Ormai si sente e si usa dappertutto: “in primis” lo dice un politico che annuncia le sue priorità e il sindacalista che avanza le sue richieste, ma perfino il dentista che dispone l’anestesia e il meccanico quando alza il cofano. Lo si dice, “in primis”, perché va di moda come il sostantivo “resilienza” o l’avverbio “assolutamente”, ma anche perché questo latinismo maccheronico fa sembrare colti, o semplicemente perché si reputa banale dire un limpido “prima di tutto”.
Affrontiamo il cruciale problema del linguaggio – anche dentro la Chiesa – con un taglio autocritico: in redazione a Vita Trentina ci siamo imposti il divieto di scrivere “in primis” così come di usare parole straniere quando esistono facili sinonimi italiani: all inclusive per dire “tutto compreso” oppure live invece che “dal vivo”.
È un dovere evangelico quello di farsi capire da tutti e deve valere negli ambienti ecclesiali se la “buona notizia” va annunciata poi “lungo le strade”. In generale, l’utilizzare un linguaggio alto e ricercato – sia nel dialogo a tu per tu che nei discorsi dal palco o negli interventi al microfono – costituisce spesso uno sfoggio esibizionistico, talvolta anche un modo per mettere in difficoltà o far sentire in inferiorità i tuoi interlocutori. Peggio ancora se diventa il tentativo di confondere le acque, nascondendo quel che si pensa o quello che non si vuol dire. Vengono in mente certi meccanici che ipotizzano come motivo del guasto un “dibimetro” che non sai nemmeno cosa sia oppure certi relatori che premettono “istanze metodologiche” lunghe dieci minuti al loro intervento della durata massima prevista di quindici minuti.
Intendiamoci, ogni disciplina ha il suo lessico specifico e la proprietà di linguaggio è richiesta a livello scientifico, ma nel parlare quotidiano dobbiamo sempre chiederci in anticipo se può essere recepito dai miei ascoltatori quanto sto per dire dentro quel determinato contesto. O, al contrario, se è destinato a risultare fumoso e incompreso. Non a caso i giornalisti più autorevoli sono quelli che eccellono nella chiarezza: ricordiamo Enzo Biagi, a 15 anni esatti dalla morte, e il suo stile giornalistico inconfondibile perché “senza inutili orpelli”, come ha scritto il critico televisivo Aldo Grasso. Ma anche Matteo, Marco, Luca e Giovanni sono degli ottimi divulgatori nei loro Vangeli; citano un Maestro che usava tante parabole e che ebbe a dire – a proposito di sincerità e trasparenza – la frase imperativa: “Il vostro parlare sia sì sì, no no… “(Mt 5). Il resto viene da quella malizia che finisce per inquinare le relazioni e ostacola il dialogo franco. Chi ha avuto sabato scorso la possibilità di leggere per la prima volta la “sintesi delle sintesi” del nostro Cammino sinodale, ovvero il frutto del primo anno di lavoro in diocesi (vedi pag. 14 e 15), avrà forse gustato una esemplare schiettezza. Si direbbe “parresia” in quell’ecclesialese (sempre in agguato), vocabolario da “addetti ai lavori” che allontana tutti gli altri.

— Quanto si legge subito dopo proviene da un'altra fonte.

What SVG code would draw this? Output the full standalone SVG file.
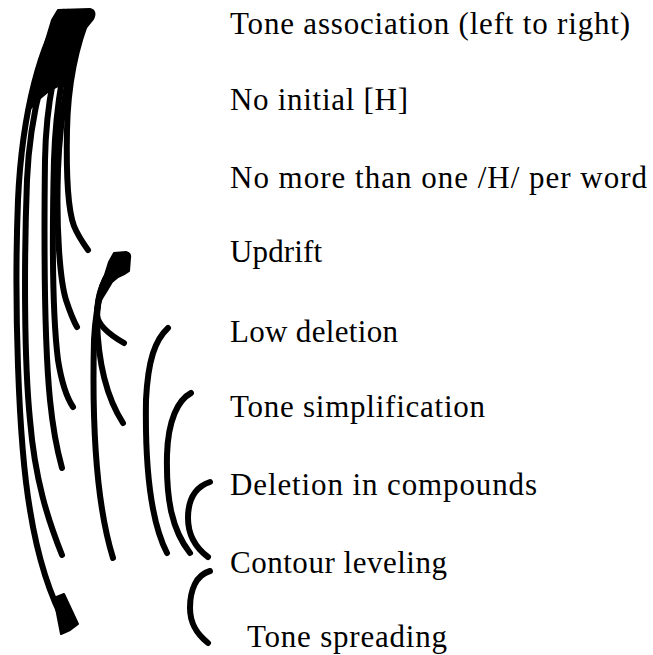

Che il problema sia spesso sottovalutato lo denunciano gli stessi Gruppi di ascolto sinodali quando affermano che “il linguaggio della Chiesa è in genere lontano dalla realtà”, mentre i Gruppi di giovani lo giudicano “noioso e poco stimolante“. Ci si riferisce poi esplicitamente “al modo di celebrare e di esprimersi da parte della Chiesa che è per molti indecifrabile e quindi non significativo per la propria vita”. Si chiedono nuovi linguaggi nella liturgia e nei sacramenti perché “hanno senso solo se intercettano la vita e sono capaci di parlare ad essa”. Si apre una riflessione che va estesa quindi anche alla predicazione, alla catechesi e al resto della comunicazione ecclesiale: ci sarà tempo per confrontarci su questo anche nelle Assemblee di Zona del secondo anno sinodale, ma potete intervenire su queste nostre/vostre pagine “in primis”, anzi no.